--- Set exercise ---
Repeat the listing exactly as given, omitting every image.

BEGIN Available data

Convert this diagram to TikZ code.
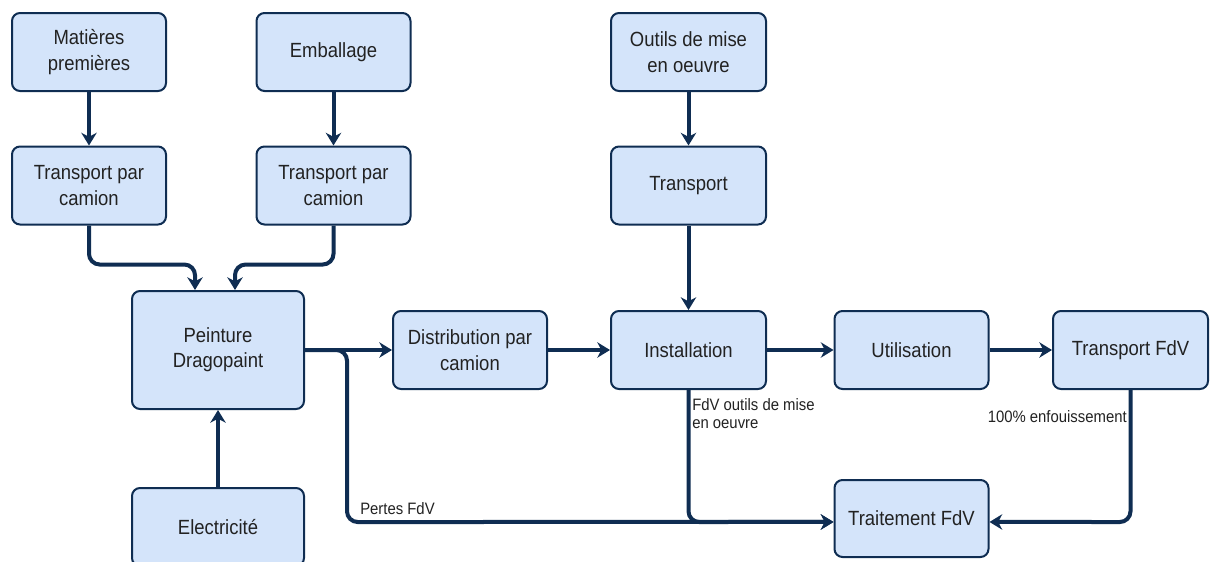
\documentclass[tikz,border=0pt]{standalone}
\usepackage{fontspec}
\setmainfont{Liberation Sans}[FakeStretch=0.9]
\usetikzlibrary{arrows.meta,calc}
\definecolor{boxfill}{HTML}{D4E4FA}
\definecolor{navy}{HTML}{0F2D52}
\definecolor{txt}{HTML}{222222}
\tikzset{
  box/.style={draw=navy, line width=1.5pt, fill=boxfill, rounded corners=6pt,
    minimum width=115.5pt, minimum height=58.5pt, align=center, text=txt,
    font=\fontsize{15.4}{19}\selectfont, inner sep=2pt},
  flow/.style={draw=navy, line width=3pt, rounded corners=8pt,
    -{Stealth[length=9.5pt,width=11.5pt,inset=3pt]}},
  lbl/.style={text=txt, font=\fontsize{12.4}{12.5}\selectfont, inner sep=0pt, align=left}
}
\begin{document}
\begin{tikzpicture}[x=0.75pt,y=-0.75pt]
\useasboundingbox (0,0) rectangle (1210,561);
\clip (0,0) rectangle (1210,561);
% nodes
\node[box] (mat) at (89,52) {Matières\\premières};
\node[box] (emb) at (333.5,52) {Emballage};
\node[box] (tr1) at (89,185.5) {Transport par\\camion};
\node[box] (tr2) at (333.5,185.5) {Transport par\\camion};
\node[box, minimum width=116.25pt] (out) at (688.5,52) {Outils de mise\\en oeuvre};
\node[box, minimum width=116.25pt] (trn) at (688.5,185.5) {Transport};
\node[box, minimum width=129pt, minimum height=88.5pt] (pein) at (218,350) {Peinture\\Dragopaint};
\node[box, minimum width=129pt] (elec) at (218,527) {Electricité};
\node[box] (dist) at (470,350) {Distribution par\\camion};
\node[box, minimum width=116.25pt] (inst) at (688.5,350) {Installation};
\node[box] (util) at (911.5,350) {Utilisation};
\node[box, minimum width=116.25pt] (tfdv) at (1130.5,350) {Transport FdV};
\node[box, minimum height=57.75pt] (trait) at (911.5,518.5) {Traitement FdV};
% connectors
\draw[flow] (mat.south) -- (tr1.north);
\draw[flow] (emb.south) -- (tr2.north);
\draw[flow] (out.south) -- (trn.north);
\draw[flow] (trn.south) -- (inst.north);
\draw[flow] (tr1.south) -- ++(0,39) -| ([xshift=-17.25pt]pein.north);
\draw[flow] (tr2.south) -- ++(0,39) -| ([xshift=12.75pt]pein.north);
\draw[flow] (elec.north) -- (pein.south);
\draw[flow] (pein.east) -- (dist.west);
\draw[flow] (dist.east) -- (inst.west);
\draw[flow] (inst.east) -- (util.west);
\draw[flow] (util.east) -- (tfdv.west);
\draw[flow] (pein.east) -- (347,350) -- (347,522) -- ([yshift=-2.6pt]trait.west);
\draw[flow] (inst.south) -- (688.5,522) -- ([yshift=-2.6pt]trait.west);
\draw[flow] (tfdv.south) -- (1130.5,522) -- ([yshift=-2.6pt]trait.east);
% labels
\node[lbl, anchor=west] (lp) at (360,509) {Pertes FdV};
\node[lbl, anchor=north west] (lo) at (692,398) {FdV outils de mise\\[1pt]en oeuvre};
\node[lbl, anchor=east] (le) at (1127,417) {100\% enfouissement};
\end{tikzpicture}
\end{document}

END Available data

--- Response below ---
Convert this diagram to TikZ code.
\documentclass[tikz,border=0pt]{standalone}
\usepackage{fontspec}
\setmainfont{Liberation Sans}[FakeStretch=0.9]
\usetikzlibrary{arrows.meta,calc}
\definecolor{boxfill}{HTML}{D4E4FA}
\definecolor{navy}{HTML}{0F2D52}
\definecolor{txt}{HTML}{222222}
\tikzset{
  box/.style={draw=navy, line width=1.5pt, fill=boxfill, rounded corners=6pt,
    minimum width=115.5pt, minimum height=58.5pt, align=center, text=txt,
    font=\fontsize{15.4}{19}\selectfont, inner sep=2pt},
  flow/.style={draw=navy, line width=3pt, rounded corners=8pt,
    -{Stealth[length=9.5pt,width=11.5pt,inset=3pt]}},
  lbl/.style={text=txt, font=\fontsize{12.4}{12.5}\selectfont, inner sep=0pt, align=left}
}
\begin{document}
\begin{tikzpicture}[x=0.75pt,y=-0.75pt]
\useasboundingbox (0,0) rectangle (1210,561);
\clip (0,0) rectangle (1210,561);
% nodes
\node[box] (mat) at (89,52) {Matières\\premières};
\node[box] (emb) at (333.5,52) {Emballage};
\node[box] (tr1) at (89,185.5) {Transport par\\camion};
\node[box] (tr2) at (333.5,185.5) {Transport par\\camion};
\node[box, minimum width=116.25pt] (out) at (688.5,52) {Outils de mise\\en oeuvre};
\node[box, minimum width=116.25pt] (trn) at (688.5,185.5) {Transport};
\node[box, minimum width=129pt, minimum height=88.5pt] (pein) at (218,350) {Peinture\\Dragopaint};
\node[box, minimum width=129pt] (elec) at (218,527) {Electricité};
\node[box] (dist) at (470,350) {Distribution par\\camion};
\node[box, minimum width=116.25pt] (inst) at (688.5,350) {Installation};
\node[box] (util) at (911.5,350) {Utilisation};
\node[box, minimum width=116.25pt] (tfdv) at (1130.5,350) {Transport FdV};
\node[box, minimum height=57.75pt] (trait) at (911.5,518.5) {Traitement FdV};
% connectors
\draw[flow] (mat.south) -- (tr1.north);
\draw[flow] (emb.south) -- (tr2.north);
\draw[flow] (out.south) -- (trn.north);
\draw[flow] (trn.south) -- (inst.north);
\draw[flow] (tr1.south) -- ++(0,39) -| ([xshift=-17.25pt]pein.north);
\draw[flow] (tr2.south) -- ++(0,39) -| ([xshift=12.75pt]pein.north);
\draw[flow] (elec.north) -- (pein.south);
\draw[flow] (pein.east) -- (dist.west);
\draw[flow] (dist.east) -- (inst.west);
\draw[flow] (inst.east) -- (util.west);
\draw[flow] (util.east) -- (tfdv.west);
\draw[flow] (pein.east) -- (347,350) -- (347,522) -- ([yshift=-2.6pt]trait.west);
\draw[flow] (inst.south) -- (688.5,522) -- ([yshift=-2.6pt]trait.west);
\draw[flow] (tfdv.south) -- (1130.5,522) -- ([yshift=-2.6pt]trait.east);
% labels
\node[lbl, anchor=west] (lp) at (360,509) {Pertes FdV};
\node[lbl, anchor=north west] (lo) at (692,398) {FdV outils de mise\\[1pt]en oeuvre};
\node[lbl, anchor=east] (le) at (1127,417) {100\% enfouissement};
\end{tikzpicture}
\end{document}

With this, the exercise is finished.